▸ DIRECTION
Collect every line below that contains the word "code".

[START OF GIVEN RECORDS]

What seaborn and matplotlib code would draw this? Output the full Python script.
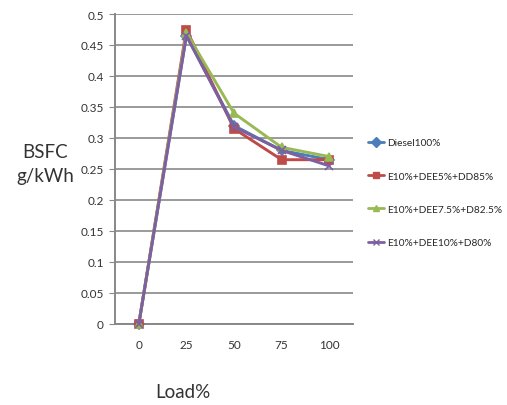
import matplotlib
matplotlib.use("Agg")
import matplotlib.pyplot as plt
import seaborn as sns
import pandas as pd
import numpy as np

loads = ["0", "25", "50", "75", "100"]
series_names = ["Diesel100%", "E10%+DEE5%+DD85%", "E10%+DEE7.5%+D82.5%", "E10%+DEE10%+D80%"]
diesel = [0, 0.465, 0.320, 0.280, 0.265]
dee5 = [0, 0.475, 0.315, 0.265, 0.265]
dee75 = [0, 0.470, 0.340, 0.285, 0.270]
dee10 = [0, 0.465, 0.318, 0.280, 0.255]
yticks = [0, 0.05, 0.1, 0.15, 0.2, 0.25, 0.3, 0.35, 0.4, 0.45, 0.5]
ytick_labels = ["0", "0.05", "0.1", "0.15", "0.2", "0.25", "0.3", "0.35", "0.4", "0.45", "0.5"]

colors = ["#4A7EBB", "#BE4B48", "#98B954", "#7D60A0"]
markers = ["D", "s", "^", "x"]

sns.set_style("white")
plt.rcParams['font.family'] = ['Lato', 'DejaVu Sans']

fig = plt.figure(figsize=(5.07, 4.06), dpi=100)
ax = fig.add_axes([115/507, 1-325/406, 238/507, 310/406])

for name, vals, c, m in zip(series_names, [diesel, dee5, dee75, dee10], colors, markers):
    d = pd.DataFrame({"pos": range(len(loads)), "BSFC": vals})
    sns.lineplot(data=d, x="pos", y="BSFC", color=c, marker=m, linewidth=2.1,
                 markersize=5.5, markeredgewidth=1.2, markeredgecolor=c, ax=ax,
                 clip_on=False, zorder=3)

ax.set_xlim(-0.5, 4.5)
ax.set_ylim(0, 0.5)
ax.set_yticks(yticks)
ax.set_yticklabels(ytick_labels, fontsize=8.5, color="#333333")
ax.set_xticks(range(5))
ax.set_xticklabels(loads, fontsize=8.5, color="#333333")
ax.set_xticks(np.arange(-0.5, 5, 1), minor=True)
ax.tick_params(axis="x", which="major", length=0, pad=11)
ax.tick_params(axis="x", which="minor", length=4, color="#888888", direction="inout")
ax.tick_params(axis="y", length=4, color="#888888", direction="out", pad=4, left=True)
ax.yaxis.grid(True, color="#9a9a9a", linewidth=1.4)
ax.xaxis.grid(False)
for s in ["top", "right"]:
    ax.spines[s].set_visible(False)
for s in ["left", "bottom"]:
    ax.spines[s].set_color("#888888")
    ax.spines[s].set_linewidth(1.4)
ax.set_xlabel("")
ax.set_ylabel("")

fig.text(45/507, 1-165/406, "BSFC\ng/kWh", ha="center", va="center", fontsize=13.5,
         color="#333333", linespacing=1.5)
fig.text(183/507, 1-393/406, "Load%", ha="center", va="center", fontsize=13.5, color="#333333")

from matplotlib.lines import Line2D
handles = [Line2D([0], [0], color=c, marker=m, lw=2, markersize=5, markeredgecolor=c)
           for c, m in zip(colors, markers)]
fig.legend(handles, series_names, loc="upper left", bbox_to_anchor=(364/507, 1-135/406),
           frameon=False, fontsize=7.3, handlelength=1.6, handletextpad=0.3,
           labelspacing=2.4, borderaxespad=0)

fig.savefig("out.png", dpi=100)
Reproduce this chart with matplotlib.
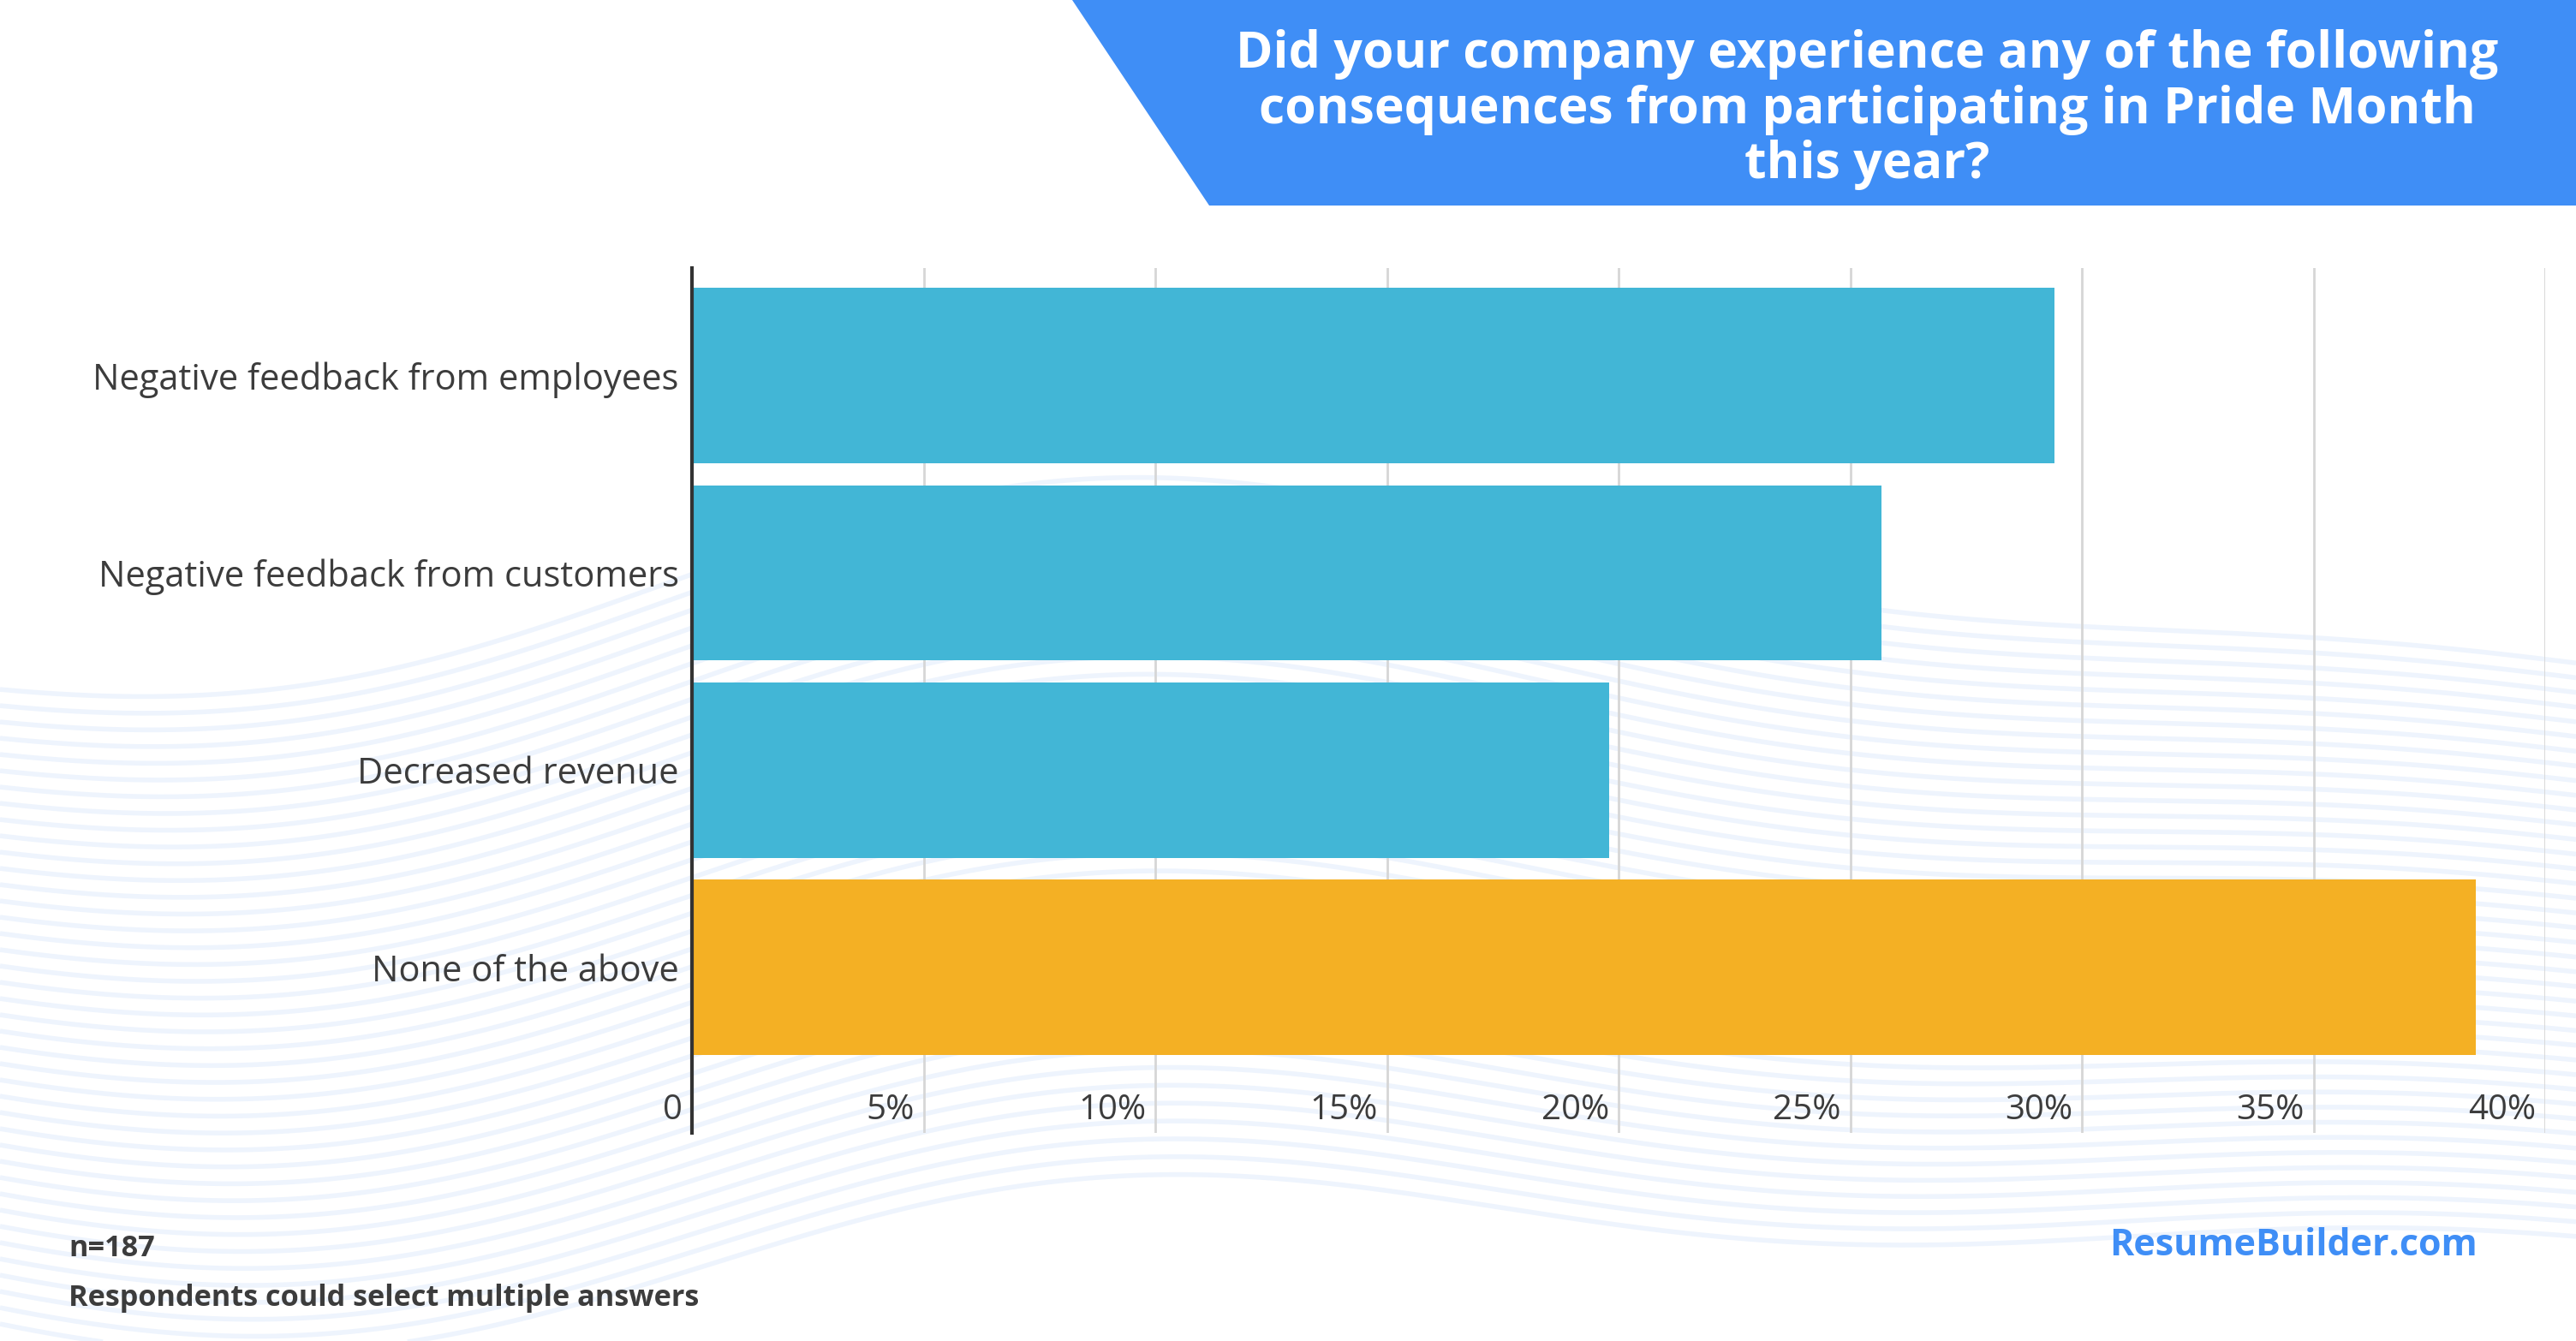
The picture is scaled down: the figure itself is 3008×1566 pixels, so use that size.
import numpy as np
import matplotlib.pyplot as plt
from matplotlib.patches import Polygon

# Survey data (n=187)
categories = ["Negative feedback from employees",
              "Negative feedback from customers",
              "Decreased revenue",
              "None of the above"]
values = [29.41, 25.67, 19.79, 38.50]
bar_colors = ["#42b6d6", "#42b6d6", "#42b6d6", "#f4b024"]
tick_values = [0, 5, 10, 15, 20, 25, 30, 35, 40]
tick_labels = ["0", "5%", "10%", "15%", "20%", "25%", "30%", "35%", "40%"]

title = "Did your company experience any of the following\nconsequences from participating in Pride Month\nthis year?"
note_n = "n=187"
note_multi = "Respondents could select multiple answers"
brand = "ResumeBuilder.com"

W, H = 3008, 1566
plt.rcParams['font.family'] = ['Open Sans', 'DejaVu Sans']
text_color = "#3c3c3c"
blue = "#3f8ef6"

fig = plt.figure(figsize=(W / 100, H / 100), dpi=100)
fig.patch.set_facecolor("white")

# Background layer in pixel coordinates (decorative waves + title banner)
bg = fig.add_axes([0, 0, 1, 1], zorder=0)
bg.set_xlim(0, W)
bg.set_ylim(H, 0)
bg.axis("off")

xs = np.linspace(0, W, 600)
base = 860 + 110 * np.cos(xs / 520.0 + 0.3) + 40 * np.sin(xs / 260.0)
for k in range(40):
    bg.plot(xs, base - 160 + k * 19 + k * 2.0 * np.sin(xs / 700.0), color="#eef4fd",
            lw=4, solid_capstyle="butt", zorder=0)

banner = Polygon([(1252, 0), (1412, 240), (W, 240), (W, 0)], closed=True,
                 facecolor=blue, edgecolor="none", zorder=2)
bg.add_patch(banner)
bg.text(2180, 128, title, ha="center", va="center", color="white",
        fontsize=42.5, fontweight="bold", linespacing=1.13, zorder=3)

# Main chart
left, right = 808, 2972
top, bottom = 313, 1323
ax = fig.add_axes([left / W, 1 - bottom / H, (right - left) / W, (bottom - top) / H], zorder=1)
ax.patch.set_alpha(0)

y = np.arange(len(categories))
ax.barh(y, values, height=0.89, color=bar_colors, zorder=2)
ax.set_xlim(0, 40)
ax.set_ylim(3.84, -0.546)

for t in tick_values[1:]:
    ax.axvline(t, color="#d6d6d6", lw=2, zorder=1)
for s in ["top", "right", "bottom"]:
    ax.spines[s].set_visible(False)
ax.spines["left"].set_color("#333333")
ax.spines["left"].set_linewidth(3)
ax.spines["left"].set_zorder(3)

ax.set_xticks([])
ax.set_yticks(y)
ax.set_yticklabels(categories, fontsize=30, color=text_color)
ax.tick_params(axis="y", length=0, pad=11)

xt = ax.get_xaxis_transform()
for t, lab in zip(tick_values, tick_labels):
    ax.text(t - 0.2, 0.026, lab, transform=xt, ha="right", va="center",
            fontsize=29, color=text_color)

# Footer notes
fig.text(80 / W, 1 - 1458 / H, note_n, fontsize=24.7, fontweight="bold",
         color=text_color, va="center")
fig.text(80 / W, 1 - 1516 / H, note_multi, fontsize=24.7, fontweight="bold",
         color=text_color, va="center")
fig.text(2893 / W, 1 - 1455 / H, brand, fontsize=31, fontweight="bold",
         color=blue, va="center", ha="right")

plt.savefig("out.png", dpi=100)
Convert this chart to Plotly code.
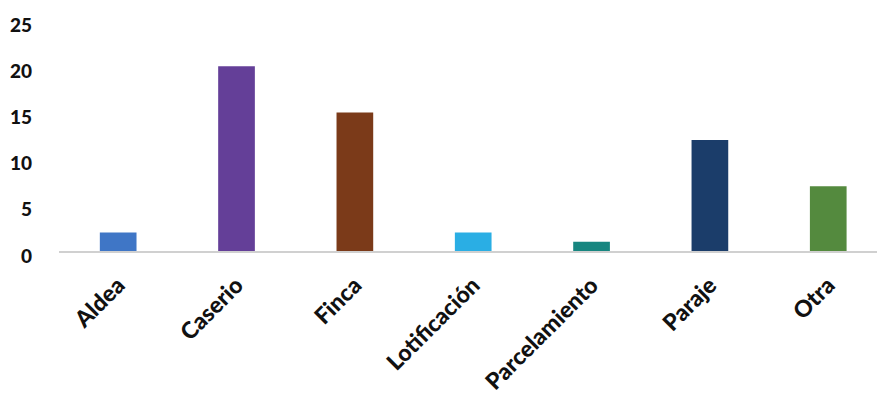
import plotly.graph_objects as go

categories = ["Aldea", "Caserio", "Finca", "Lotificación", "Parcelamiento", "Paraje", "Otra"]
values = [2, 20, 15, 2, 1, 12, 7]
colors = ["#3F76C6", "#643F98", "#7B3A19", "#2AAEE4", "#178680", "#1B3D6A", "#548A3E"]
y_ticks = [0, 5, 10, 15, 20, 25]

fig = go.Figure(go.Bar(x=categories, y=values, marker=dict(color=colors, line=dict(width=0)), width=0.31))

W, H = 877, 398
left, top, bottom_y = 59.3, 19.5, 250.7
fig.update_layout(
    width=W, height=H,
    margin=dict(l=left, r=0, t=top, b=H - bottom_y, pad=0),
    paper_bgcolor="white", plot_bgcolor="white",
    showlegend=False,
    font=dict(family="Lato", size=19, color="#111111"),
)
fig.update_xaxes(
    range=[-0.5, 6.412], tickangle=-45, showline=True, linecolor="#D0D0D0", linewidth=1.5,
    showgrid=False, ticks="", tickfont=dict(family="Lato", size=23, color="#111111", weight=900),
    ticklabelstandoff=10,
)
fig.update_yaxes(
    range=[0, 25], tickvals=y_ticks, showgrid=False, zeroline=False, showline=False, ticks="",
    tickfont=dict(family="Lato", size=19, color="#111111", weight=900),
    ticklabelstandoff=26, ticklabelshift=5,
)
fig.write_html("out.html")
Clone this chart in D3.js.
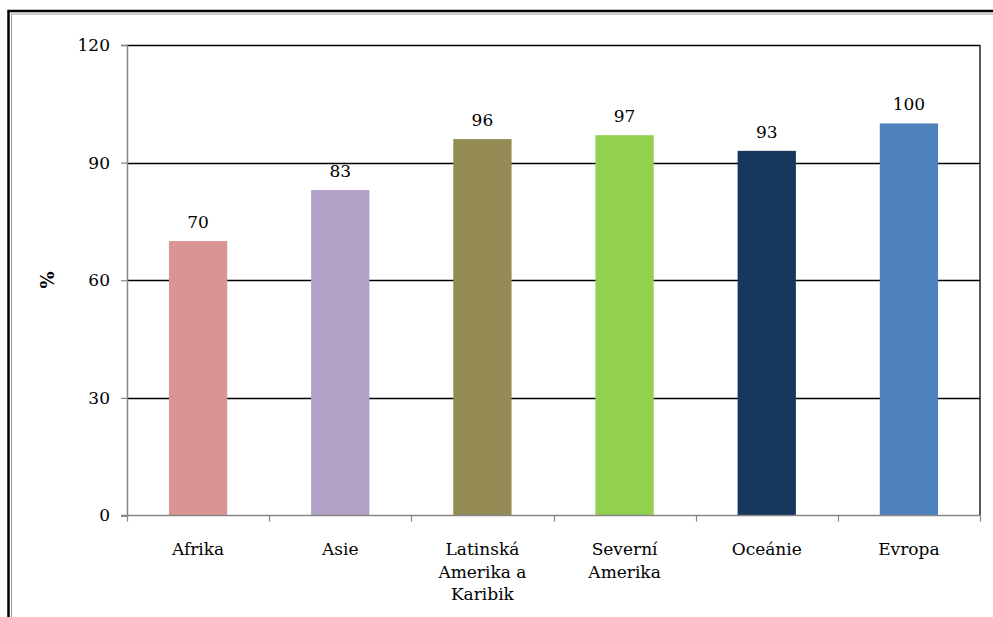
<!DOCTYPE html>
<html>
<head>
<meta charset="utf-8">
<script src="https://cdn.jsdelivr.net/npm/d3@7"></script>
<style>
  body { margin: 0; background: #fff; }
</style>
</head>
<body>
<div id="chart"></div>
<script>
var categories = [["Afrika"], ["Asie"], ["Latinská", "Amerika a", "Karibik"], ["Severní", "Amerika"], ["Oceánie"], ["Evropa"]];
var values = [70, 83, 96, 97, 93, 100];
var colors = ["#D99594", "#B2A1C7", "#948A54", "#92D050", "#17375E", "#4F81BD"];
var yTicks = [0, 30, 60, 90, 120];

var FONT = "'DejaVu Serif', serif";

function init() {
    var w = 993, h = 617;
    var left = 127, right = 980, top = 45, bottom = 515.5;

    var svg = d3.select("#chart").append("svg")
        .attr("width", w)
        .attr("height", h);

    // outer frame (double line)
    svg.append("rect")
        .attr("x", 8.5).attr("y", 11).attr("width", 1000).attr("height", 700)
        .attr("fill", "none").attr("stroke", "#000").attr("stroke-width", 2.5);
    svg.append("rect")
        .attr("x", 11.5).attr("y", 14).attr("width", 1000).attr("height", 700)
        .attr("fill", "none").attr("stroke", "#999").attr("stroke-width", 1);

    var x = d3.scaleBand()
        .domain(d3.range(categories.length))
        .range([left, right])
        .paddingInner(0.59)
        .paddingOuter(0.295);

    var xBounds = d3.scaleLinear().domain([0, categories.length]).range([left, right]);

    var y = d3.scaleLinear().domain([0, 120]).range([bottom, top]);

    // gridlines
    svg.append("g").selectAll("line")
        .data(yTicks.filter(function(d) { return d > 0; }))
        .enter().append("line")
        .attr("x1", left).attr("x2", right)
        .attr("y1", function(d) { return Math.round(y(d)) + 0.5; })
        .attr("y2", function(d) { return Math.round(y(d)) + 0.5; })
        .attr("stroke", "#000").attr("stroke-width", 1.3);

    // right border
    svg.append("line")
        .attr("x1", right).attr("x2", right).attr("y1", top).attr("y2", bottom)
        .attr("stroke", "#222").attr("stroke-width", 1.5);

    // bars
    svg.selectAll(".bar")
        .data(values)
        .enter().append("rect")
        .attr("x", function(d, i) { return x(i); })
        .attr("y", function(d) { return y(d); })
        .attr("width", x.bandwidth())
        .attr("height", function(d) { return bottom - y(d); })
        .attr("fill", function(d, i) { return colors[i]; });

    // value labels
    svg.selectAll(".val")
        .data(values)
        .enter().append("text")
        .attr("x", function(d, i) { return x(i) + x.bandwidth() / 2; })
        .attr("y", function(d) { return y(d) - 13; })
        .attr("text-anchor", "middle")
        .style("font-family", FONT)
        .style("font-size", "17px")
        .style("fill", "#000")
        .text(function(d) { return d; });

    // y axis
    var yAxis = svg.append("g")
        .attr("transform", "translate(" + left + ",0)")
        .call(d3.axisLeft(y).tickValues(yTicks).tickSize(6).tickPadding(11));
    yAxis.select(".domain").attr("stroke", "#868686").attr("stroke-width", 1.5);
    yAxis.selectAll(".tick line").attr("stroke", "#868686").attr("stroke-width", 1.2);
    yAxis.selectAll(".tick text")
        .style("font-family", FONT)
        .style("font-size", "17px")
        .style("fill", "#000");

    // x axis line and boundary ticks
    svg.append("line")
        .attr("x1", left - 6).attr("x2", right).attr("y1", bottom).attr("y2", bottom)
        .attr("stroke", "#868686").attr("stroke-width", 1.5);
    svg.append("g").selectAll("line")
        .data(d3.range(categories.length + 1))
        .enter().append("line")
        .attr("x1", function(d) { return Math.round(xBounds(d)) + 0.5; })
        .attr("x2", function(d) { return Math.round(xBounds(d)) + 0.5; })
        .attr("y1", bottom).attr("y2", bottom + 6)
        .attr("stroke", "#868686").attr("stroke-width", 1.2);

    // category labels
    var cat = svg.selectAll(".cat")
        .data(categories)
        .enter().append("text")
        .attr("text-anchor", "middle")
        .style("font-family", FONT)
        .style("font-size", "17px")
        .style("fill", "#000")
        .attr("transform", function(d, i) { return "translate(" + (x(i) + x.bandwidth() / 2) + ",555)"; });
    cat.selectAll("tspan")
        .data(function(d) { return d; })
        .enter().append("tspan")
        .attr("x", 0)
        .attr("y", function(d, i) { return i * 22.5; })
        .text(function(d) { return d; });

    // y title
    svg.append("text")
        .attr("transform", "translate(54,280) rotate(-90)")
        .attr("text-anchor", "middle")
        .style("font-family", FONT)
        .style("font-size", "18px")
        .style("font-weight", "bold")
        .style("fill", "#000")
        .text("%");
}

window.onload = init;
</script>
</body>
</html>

[END OF GIVEN RECORDS]

▸ ANSWER FOR THE TASK
What seaborn and matplotlib code would draw this? Output the full Python script.
Convert this chart to Plotly code.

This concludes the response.